* _Task directions_:
Only the number is wanted: how many lines of the data contain "document"?

* _Data extract_:
## start

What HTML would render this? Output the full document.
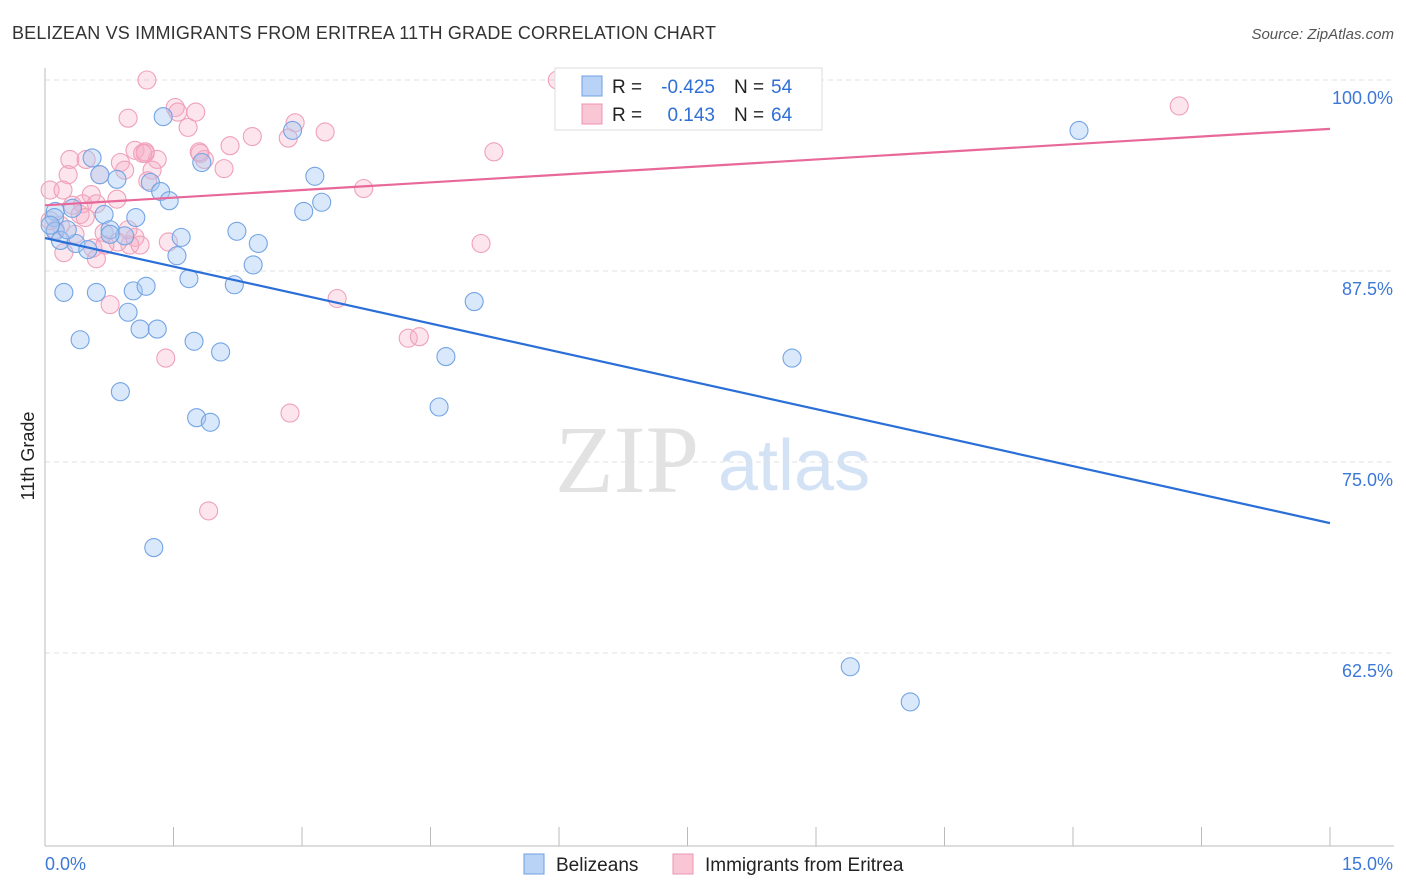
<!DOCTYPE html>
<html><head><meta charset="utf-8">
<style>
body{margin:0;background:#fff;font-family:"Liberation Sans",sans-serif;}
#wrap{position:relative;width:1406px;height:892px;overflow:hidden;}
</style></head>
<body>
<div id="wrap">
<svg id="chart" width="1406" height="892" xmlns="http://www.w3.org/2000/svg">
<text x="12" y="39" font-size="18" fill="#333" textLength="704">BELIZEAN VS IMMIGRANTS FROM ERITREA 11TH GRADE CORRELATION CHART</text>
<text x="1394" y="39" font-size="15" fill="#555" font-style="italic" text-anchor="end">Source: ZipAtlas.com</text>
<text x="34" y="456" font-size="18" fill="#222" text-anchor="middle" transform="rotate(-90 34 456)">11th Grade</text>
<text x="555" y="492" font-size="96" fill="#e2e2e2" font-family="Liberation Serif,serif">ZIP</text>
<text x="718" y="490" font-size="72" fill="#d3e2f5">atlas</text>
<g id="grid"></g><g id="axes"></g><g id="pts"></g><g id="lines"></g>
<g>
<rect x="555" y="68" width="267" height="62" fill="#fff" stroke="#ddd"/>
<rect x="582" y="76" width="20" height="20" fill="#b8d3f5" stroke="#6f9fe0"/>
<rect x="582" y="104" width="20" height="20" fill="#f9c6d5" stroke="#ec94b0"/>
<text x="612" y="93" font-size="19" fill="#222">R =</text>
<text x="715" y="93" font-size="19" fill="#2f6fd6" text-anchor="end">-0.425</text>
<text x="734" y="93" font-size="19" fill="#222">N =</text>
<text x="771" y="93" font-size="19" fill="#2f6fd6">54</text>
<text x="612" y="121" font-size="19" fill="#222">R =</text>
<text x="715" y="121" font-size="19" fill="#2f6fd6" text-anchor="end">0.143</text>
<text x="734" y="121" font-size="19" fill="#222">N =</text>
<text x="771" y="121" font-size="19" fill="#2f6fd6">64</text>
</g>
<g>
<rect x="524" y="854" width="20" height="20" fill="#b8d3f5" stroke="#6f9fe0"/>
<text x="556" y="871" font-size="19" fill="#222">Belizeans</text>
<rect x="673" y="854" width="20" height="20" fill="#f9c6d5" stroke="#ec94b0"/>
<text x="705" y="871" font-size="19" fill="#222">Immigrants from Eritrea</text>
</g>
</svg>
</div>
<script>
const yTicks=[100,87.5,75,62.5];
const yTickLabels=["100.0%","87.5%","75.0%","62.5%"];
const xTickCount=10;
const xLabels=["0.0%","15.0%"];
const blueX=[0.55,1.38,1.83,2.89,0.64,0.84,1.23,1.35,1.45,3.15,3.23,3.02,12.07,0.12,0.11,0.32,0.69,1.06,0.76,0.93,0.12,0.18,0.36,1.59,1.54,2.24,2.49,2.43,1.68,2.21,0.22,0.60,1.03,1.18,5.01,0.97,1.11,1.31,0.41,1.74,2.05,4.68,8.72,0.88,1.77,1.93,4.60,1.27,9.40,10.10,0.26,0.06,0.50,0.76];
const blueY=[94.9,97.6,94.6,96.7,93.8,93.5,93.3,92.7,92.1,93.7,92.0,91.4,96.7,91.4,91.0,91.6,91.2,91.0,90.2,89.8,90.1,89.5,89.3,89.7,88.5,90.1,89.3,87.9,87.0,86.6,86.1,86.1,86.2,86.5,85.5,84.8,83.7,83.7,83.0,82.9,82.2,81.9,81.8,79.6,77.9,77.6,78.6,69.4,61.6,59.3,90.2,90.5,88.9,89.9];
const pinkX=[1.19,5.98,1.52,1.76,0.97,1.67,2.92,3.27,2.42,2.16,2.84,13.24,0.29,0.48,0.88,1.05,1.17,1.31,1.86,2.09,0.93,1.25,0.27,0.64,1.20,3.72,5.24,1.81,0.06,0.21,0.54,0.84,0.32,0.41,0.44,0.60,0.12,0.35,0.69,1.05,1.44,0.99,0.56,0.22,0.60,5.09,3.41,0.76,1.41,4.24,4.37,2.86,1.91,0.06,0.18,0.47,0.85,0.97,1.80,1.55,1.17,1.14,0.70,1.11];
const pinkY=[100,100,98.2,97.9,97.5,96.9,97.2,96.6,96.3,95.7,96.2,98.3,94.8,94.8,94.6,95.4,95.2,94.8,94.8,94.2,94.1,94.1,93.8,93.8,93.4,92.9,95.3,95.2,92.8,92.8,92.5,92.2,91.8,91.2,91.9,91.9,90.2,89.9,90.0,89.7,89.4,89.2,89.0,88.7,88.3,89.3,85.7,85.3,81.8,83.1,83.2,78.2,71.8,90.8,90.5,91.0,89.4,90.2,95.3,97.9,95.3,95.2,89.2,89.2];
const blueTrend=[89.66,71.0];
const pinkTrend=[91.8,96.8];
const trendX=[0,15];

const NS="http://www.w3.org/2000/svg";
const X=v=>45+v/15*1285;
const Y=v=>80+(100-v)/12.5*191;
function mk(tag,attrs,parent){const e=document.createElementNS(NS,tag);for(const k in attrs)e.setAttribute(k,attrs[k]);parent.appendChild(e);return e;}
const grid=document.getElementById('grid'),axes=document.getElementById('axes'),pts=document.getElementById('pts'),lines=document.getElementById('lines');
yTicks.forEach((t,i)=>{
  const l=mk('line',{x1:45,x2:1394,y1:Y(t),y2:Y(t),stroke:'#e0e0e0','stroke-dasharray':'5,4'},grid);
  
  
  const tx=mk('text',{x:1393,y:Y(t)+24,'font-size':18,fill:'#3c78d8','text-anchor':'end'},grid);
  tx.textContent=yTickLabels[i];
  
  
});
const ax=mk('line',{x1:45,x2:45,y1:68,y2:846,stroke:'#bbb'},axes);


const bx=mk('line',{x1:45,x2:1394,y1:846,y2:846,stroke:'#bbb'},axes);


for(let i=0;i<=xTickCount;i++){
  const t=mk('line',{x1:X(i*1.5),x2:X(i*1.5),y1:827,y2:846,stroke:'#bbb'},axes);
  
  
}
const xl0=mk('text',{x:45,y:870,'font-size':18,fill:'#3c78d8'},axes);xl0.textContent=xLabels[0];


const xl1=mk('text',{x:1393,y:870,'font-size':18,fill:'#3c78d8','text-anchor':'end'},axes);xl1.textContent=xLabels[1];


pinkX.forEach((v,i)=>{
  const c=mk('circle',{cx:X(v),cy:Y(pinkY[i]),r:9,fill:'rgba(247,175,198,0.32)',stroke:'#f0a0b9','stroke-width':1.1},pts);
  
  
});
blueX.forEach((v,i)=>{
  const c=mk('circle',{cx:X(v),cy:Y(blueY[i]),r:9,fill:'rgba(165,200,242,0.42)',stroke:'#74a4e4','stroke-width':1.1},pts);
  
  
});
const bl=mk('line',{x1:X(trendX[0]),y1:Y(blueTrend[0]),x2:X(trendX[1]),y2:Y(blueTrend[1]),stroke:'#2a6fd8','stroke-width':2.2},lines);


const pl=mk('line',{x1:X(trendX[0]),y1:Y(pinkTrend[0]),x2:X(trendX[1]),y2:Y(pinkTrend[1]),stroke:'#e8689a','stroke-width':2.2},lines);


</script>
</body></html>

## end

* _Result of the task_:
3